Copy the data that follows, character for character, minus the pictures.

====== Collected data

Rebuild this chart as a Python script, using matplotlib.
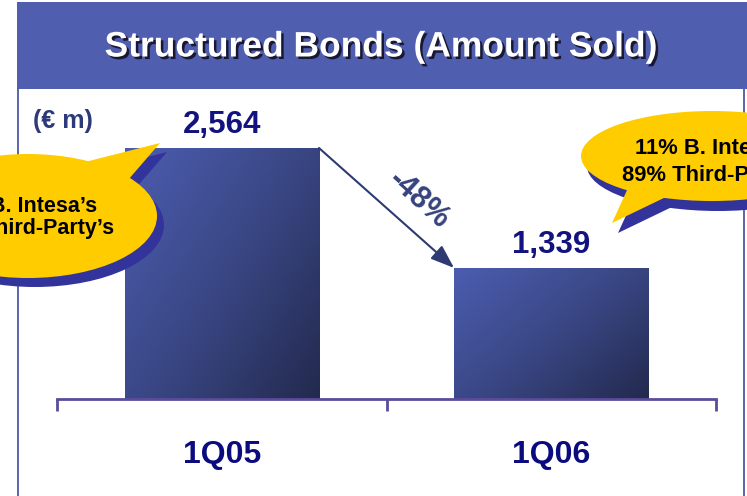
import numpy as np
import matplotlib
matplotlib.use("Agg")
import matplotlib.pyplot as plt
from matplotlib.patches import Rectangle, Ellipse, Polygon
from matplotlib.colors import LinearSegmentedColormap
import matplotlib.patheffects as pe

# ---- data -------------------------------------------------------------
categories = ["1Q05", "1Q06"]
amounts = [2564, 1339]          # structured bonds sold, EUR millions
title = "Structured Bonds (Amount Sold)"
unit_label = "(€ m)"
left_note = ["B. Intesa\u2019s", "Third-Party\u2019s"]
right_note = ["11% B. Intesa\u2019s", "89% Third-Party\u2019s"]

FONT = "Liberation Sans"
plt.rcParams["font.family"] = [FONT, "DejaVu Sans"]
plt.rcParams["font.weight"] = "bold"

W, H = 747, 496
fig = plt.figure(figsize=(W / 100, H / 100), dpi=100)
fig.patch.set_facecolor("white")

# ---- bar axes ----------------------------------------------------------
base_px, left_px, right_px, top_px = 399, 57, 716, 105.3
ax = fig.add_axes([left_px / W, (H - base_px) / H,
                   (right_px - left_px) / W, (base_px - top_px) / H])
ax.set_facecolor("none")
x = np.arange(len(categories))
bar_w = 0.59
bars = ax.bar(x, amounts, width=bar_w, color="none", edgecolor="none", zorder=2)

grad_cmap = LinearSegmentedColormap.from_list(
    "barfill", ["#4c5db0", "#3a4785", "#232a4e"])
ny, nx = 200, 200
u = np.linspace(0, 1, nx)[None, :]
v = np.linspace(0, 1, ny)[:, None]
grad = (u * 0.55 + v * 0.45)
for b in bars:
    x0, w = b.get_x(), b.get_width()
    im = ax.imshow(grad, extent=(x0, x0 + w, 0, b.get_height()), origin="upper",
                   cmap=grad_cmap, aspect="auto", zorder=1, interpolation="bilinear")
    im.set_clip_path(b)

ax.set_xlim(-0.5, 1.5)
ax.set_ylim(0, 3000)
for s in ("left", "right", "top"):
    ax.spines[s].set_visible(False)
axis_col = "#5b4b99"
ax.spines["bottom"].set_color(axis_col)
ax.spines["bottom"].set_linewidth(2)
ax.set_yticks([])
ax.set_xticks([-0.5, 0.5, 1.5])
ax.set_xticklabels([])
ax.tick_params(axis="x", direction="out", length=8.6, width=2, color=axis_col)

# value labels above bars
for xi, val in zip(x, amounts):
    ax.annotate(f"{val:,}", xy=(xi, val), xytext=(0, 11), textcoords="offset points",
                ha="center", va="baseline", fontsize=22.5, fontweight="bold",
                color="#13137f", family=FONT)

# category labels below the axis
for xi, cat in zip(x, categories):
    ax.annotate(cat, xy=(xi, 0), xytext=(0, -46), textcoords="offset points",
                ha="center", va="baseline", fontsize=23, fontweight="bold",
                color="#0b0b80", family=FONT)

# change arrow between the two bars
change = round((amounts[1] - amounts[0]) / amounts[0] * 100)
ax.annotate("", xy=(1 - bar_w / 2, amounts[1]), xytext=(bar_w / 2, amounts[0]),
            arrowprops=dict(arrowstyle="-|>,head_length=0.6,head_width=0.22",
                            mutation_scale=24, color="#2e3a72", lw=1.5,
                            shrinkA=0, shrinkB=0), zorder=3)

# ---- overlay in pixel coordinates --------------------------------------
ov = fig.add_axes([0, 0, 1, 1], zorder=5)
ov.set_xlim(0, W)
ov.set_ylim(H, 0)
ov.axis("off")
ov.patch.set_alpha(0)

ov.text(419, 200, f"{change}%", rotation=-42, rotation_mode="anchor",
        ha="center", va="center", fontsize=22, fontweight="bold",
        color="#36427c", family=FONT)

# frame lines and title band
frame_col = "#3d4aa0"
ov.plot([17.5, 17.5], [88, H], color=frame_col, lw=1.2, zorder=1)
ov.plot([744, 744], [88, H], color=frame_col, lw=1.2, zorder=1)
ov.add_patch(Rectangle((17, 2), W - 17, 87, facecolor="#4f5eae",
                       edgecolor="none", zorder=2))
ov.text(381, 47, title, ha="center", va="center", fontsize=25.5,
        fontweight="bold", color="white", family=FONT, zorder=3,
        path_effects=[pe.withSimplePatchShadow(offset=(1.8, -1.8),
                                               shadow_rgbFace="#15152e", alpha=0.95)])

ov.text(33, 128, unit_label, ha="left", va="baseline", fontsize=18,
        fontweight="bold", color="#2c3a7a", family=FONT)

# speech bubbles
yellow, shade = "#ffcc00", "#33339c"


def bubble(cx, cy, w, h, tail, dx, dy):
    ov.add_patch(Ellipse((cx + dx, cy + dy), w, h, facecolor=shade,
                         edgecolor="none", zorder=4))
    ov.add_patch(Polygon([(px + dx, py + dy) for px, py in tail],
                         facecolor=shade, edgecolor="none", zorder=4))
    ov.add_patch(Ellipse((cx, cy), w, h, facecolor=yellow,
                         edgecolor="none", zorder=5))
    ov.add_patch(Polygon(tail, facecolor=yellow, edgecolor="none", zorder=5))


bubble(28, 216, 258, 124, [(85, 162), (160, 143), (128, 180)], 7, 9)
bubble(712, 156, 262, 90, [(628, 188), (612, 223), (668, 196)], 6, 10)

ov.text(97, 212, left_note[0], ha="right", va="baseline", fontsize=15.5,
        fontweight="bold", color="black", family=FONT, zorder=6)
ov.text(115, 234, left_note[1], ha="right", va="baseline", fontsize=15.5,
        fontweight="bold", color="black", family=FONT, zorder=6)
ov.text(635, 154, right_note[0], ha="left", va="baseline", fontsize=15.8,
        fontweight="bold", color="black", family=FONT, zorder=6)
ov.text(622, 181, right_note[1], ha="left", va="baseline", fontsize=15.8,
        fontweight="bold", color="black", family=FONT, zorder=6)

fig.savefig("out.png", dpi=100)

============

• _Solution to the problem_
Rebuild this chart as a Python script, using matplotlib.
import numpy as np
import matplotlib
matplotlib.use("Agg")
import matplotlib.pyplot as plt
from matplotlib.patches import Rectangle, Ellipse, Polygon
from matplotlib.colors import LinearSegmentedColormap
import matplotlib.patheffects as pe

# ---- data -------------------------------------------------------------
categories = ["1Q05", "1Q06"]
amounts = [2564, 1339]          # structured bonds sold, EUR millions
title = "Structured Bonds (Amount Sold)"
unit_label = "(€ m)"
left_note = ["B. Intesa\u2019s", "Third-Party\u2019s"]
right_note = ["11% B. Intesa\u2019s", "89% Third-Party\u2019s"]

FONT = "Liberation Sans"
plt.rcParams["font.family"] = [FONT, "DejaVu Sans"]
plt.rcParams["font.weight"] = "bold"

W, H = 747, 496
fig = plt.figure(figsize=(W / 100, H / 100), dpi=100)
fig.patch.set_facecolor("white")

# ---- bar axes ----------------------------------------------------------
base_px, left_px, right_px, top_px = 399, 57, 716, 105.3
ax = fig.add_axes([left_px / W, (H - base_px) / H,
                   (right_px - left_px) / W, (base_px - top_px) / H])
ax.set_facecolor("none")
x = np.arange(len(categories))
bar_w = 0.59
bars = ax.bar(x, amounts, width=bar_w, color="none", edgecolor="none", zorder=2)

grad_cmap = LinearSegmentedColormap.from_list(
    "barfill", ["#4c5db0", "#3a4785", "#232a4e"])
ny, nx = 200, 200
u = np.linspace(0, 1, nx)[None, :]
v = np.linspace(0, 1, ny)[:, None]
grad = (u * 0.55 + v * 0.45)
for b in bars:
    x0, w = b.get_x(), b.get_width()
    im = ax.imshow(grad, extent=(x0, x0 + w, 0, b.get_height()), origin="upper",
                   cmap=grad_cmap, aspect="auto", zorder=1, interpolation="bilinear")
    im.set_clip_path(b)

ax.set_xlim(-0.5, 1.5)
ax.set_ylim(0, 3000)
for s in ("left", "right", "top"):
    ax.spines[s].set_visible(False)
axis_col = "#5b4b99"
ax.spines["bottom"].set_color(axis_col)
ax.spines["bottom"].set_linewidth(2)
ax.set_yticks([])
ax.set_xticks([-0.5, 0.5, 1.5])
ax.set_xticklabels([])
ax.tick_params(axis="x", direction="out", length=8.6, width=2, color=axis_col)

# value labels above bars
for xi, val in zip(x, amounts):
    ax.annotate(f"{val:,}", xy=(xi, val), xytext=(0, 11), textcoords="offset points",
                ha="center", va="baseline", fontsize=22.5, fontweight="bold",
                color="#13137f", family=FONT)

# category labels below the axis
for xi, cat in zip(x, categories):
    ax.annotate(cat, xy=(xi, 0), xytext=(0, -46), textcoords="offset points",
                ha="center", va="baseline", fontsize=23, fontweight="bold",
                color="#0b0b80", family=FONT)

# change arrow between the two bars
change = round((amounts[1] - amounts[0]) / amounts[0] * 100)
ax.annotate("", xy=(1 - bar_w / 2, amounts[1]), xytext=(bar_w / 2, amounts[0]),
            arrowprops=dict(arrowstyle="-|>,head_length=0.6,head_width=0.22",
                            mutation_scale=24, color="#2e3a72", lw=1.5,
                            shrinkA=0, shrinkB=0), zorder=3)

# ---- overlay in pixel coordinates --------------------------------------
ov = fig.add_axes([0, 0, 1, 1], zorder=5)
ov.set_xlim(0, W)
ov.set_ylim(H, 0)
ov.axis("off")
ov.patch.set_alpha(0)

ov.text(419, 200, f"{change}%", rotation=-42, rotation_mode="anchor",
        ha="center", va="center", fontsize=22, fontweight="bold",
        color="#36427c", family=FONT)

# frame lines and title band
frame_col = "#3d4aa0"
ov.plot([17.5, 17.5], [88, H], color=frame_col, lw=1.2, zorder=1)
ov.plot([744, 744], [88, H], color=frame_col, lw=1.2, zorder=1)
ov.add_patch(Rectangle((17, 2), W - 17, 87, facecolor="#4f5eae",
                       edgecolor="none", zorder=2))
ov.text(381, 47, title, ha="center", va="center", fontsize=25.5,
        fontweight="bold", color="white", family=FONT, zorder=3,
        path_effects=[pe.withSimplePatchShadow(offset=(1.8, -1.8),
                                               shadow_rgbFace="#15152e", alpha=0.95)])

ov.text(33, 128, unit_label, ha="left", va="baseline", fontsize=18,
        fontweight="bold", color="#2c3a7a", family=FONT)

# speech bubbles
yellow, shade = "#ffcc00", "#33339c"


def bubble(cx, cy, w, h, tail, dx, dy):
    ov.add_patch(Ellipse((cx + dx, cy + dy), w, h, facecolor=shade,
                         edgecolor="none", zorder=4))
    ov.add_patch(Polygon([(px + dx, py + dy) for px, py in tail],
                         facecolor=shade, edgecolor="none", zorder=4))
    ov.add_patch(Ellipse((cx, cy), w, h, facecolor=yellow,
                         edgecolor="none", zorder=5))
    ov.add_patch(Polygon(tail, facecolor=yellow, edgecolor="none", zorder=5))


bubble(28, 216, 258, 124, [(85, 162), (160, 143), (128, 180)], 7, 9)
bubble(712, 156, 262, 90, [(628, 188), (612, 223), (668, 196)], 6, 10)

ov.text(97, 212, left_note[0], ha="right", va="baseline", fontsize=15.5,
        fontweight="bold", color="black", family=FONT, zorder=6)
ov.text(115, 234, left_note[1], ha="right", va="baseline", fontsize=15.5,
        fontweight="bold", color="black", family=FONT, zorder=6)
ov.text(635, 154, right_note[0], ha="left", va="baseline", fontsize=15.8,
        fontweight="bold", color="black", family=FONT, zorder=6)
ov.text(622, 181, right_note[1], ha="left", va="baseline", fontsize=15.8,
        fontweight="bold", color="black", family=FONT, zorder=6)

fig.savefig("out.png", dpi=100)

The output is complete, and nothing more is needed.